# Rotating magnetic field driven antiferromagnetic domain wall motion:   Role of Dzyaloshinskii-Moriya interaction

**Authors:** W. H. Li, Z. Y. Chen, D. L. Wen, D. Y. Chen, Z. Fan, M. Zeng, X. B., Lu, X. S. Gao, and M. H. Qin

arXiv: 1904.00870 · 2020-01-22

## TL;DR

This study investigates how rotating magnetic fields influence antiferromagnetic domain wall motion, revealing the roles of frequency, initial phase, and Dzyaloshinskii-Moriya interaction in controlling DW dynamics for spintronics.

## Contribution

It demonstrates that rotating magnetic fields can drive DW motion without DMI at low frequencies and predicts unidirectional DW motion due to bulk DMI, advancing understanding of antiferromagnetic spintronics.

## Key findings

- Low frequency rotating fields drive steady DW motion.
- High frequency causes DW oscillation without propagation.
- Bulk DMI induces unidirectional DW motion.

## Abstract

In this work, we study the rotating magnetic field driven domain wall (DW) motion in antiferromagnetic nanowires, using the micromagnetic simulations of the classical Heisenberg spin model.
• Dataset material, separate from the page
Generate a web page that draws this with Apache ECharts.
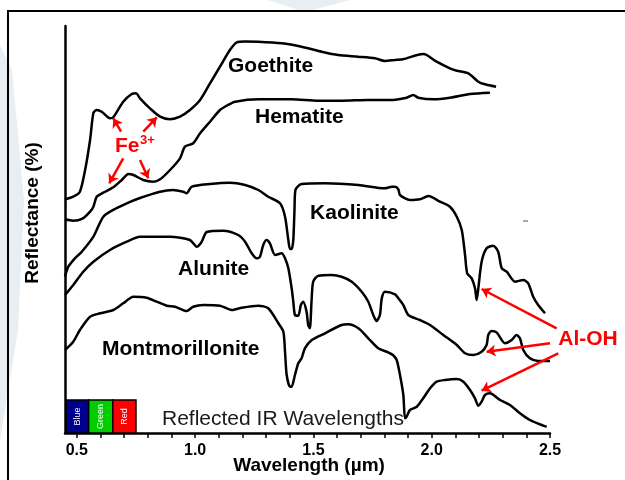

We show that in low frequency region, the rotating field alone could efficiently drive the DW motion even in the absence of Dzyaloshinskii-Moriya interaction (DMI). In this case, the DW rotates synchronously with the magnetic field, and a stable precession torque is available and drives the DW motion with a steady velocity. In large frequency region, the DW only oscillates around its equilibrium position and cannot propagate. The dependences of the velocity and critical frequency differentiating the two motion modes on several parameters are investigated in details, and the direction of the DW motion can be controlled by modulating the initial phase of the field. Interestingly, a unidirectional DW motion is predicted attributing to the bulk DMI, and the nonzero velocity for high frequency is well explained. Thus, this work does provide useful information for further antiferromagnetic spintronics applications.